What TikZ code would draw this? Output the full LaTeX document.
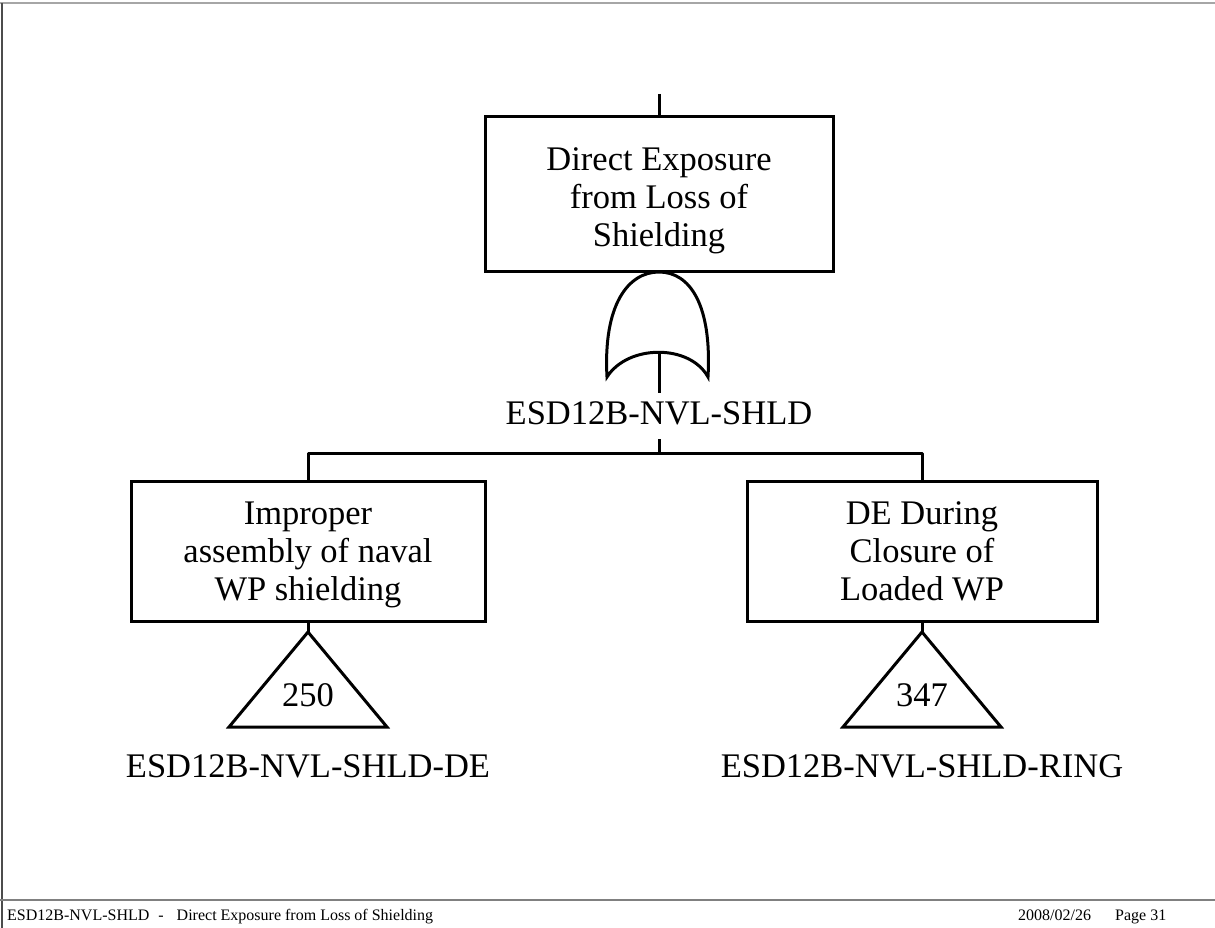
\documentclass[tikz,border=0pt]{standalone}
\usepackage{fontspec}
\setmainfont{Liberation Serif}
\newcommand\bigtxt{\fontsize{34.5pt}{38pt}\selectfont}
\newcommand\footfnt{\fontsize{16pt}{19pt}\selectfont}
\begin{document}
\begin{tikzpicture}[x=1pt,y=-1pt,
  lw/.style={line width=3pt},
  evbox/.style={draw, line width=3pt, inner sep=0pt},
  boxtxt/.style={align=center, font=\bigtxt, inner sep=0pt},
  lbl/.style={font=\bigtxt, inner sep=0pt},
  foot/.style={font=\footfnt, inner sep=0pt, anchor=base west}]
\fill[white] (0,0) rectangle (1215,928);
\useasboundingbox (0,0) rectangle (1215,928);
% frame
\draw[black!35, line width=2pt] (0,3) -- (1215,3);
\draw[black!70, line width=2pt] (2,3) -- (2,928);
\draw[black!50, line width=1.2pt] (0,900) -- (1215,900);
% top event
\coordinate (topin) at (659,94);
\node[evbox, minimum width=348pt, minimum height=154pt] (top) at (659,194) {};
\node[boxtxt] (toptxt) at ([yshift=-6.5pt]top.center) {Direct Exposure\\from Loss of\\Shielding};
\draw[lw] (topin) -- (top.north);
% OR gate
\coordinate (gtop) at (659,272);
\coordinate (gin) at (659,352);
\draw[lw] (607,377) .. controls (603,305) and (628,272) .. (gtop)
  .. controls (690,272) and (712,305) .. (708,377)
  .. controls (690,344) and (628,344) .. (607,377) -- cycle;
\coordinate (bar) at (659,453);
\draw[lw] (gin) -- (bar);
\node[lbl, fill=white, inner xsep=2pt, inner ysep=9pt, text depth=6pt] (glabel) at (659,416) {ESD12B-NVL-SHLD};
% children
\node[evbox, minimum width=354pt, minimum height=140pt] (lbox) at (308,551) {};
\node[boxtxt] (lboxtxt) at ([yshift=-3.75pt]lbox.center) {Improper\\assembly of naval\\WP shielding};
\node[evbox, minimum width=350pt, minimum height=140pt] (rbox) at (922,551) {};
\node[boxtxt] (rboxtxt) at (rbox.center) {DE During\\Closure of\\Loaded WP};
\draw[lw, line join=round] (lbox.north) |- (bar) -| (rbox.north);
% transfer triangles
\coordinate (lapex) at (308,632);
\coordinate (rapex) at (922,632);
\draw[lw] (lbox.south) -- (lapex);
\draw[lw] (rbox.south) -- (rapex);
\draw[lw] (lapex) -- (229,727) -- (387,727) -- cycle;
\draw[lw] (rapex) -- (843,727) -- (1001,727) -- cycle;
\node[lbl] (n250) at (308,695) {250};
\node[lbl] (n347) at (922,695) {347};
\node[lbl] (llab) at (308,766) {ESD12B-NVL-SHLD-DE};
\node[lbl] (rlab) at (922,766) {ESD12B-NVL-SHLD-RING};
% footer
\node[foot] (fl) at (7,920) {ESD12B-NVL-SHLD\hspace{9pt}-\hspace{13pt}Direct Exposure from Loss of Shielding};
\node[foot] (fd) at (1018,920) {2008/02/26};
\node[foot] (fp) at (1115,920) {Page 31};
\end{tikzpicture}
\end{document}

• • • • •

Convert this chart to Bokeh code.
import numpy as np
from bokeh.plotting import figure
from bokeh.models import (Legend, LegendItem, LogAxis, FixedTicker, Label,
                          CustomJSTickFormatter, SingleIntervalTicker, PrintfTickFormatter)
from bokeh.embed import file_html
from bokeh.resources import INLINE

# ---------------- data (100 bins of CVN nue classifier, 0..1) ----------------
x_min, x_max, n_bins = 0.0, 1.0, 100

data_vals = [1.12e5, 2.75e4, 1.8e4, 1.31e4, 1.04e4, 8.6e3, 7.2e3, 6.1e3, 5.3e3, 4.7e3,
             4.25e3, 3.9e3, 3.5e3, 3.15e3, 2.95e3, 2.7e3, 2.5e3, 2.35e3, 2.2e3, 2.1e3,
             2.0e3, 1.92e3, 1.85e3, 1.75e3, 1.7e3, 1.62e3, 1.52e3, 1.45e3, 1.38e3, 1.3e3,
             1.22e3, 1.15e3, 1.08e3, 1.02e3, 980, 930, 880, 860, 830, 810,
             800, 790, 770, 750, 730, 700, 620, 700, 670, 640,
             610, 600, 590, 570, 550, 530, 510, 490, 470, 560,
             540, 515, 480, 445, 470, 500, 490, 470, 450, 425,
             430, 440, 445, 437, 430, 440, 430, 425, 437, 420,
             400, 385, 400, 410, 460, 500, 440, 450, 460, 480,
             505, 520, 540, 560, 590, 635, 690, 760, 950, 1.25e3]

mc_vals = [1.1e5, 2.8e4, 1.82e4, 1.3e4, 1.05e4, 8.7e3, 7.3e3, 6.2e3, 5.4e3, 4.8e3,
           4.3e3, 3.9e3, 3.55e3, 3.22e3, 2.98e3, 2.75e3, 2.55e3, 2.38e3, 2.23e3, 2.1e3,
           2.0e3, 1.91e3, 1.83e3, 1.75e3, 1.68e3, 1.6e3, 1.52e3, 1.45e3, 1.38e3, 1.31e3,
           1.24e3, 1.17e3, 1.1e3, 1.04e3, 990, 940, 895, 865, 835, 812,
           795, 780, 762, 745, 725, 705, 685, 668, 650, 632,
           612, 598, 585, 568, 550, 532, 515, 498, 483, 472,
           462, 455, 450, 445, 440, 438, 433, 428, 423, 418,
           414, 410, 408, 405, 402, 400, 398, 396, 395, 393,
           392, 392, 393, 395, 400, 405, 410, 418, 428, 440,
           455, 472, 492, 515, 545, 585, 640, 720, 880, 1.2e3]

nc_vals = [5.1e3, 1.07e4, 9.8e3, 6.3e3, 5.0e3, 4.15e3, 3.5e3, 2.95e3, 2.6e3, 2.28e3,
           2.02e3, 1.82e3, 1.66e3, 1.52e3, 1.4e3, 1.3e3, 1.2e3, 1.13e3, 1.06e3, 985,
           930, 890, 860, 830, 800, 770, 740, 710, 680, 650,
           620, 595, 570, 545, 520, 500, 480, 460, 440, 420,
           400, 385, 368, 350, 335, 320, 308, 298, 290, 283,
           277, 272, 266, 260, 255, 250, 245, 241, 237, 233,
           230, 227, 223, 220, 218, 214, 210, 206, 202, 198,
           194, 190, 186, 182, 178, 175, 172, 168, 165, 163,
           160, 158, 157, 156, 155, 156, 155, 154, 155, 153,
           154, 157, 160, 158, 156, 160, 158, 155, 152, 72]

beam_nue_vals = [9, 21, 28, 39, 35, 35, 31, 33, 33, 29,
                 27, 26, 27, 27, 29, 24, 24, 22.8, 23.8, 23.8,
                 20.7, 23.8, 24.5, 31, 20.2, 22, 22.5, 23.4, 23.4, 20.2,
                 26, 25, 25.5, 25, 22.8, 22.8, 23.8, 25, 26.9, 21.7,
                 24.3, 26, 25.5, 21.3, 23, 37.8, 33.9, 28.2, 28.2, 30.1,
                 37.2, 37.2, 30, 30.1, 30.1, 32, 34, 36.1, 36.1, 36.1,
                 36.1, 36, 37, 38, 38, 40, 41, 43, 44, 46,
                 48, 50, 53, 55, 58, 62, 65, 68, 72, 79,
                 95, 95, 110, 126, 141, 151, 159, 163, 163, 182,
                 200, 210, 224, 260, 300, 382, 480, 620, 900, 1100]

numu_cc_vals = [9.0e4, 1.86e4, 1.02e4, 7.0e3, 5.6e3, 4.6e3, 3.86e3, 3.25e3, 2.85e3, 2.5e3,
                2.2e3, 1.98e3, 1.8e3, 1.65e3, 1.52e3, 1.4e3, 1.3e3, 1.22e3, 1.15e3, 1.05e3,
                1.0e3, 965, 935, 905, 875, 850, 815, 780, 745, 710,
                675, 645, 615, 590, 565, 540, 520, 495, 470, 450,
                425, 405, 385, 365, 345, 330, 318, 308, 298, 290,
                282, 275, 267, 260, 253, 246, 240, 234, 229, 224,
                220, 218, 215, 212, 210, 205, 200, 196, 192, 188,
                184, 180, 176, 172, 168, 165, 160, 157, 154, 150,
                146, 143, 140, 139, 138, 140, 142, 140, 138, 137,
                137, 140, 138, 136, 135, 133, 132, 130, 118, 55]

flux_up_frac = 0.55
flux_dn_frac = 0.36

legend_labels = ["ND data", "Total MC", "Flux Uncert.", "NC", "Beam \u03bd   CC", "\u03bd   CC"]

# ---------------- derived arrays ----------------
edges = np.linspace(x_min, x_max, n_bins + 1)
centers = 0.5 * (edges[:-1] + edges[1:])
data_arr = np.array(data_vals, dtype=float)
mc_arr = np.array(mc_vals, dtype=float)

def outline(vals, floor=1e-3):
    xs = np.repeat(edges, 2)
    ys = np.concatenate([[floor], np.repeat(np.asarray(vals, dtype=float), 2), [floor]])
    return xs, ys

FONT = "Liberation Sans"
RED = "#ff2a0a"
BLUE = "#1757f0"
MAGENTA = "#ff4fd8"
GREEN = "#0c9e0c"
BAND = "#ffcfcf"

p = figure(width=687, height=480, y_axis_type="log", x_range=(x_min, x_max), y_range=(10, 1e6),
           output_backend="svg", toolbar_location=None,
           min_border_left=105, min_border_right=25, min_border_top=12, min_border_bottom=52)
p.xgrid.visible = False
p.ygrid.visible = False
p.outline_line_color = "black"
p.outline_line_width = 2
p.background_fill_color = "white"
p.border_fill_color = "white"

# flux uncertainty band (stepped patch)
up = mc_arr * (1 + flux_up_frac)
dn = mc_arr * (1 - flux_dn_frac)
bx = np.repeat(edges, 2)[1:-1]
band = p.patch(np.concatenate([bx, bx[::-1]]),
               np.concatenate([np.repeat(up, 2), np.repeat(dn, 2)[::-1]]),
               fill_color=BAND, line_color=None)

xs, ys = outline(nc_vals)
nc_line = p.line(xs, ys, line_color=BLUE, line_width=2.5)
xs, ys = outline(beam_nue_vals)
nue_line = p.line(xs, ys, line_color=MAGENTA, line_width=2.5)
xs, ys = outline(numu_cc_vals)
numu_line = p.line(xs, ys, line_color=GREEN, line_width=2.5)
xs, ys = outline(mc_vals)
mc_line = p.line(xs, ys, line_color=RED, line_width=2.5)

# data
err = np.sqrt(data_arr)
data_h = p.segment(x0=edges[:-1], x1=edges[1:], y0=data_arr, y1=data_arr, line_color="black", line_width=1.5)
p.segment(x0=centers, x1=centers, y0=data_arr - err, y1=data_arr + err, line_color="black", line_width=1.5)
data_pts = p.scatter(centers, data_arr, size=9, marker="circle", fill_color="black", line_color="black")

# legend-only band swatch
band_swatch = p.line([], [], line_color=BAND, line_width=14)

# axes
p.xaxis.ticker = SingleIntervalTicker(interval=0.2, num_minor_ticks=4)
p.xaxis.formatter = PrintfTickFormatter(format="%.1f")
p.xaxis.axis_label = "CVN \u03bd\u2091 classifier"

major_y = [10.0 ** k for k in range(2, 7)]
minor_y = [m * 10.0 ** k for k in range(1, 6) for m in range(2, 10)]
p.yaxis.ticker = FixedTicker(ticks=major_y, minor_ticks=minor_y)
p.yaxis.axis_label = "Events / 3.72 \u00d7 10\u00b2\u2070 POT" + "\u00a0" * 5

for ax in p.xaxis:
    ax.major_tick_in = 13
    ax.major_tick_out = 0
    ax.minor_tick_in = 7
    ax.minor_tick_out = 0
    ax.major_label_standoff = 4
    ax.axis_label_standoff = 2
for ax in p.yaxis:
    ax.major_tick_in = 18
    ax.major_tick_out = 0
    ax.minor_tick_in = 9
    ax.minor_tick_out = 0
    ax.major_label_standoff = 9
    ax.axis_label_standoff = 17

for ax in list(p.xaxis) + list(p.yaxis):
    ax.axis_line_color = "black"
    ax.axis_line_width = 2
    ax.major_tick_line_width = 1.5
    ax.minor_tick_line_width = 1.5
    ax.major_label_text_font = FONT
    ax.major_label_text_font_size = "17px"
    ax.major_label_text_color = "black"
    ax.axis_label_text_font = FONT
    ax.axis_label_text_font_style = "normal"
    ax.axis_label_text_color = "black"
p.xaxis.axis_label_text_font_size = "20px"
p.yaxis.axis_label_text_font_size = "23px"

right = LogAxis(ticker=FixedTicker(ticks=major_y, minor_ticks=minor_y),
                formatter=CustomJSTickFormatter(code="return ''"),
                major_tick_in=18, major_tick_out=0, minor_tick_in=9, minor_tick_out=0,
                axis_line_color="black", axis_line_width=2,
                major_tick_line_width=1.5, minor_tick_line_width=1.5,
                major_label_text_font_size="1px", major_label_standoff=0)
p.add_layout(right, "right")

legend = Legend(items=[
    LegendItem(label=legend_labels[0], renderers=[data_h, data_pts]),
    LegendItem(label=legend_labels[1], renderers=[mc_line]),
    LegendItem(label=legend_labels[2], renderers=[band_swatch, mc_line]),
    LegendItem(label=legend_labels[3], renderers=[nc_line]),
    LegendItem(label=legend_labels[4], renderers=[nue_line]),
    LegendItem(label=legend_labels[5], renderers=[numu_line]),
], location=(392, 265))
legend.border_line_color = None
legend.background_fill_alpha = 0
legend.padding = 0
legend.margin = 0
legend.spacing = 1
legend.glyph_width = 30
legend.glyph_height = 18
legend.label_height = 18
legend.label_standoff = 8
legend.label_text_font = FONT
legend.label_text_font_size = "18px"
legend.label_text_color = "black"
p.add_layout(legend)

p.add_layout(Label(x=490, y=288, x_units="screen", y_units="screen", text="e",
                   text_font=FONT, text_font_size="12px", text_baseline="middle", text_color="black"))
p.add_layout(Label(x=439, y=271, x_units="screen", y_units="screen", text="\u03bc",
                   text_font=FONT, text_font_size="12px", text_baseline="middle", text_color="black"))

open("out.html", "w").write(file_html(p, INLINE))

• • • • •

(TASK)
Look through the data above. Each line containing the word "this" needs to be copied.

(FULL SOLUTION)
What TikZ code would draw this? Output the full LaTeX document.
Convert this chart to Bokeh code.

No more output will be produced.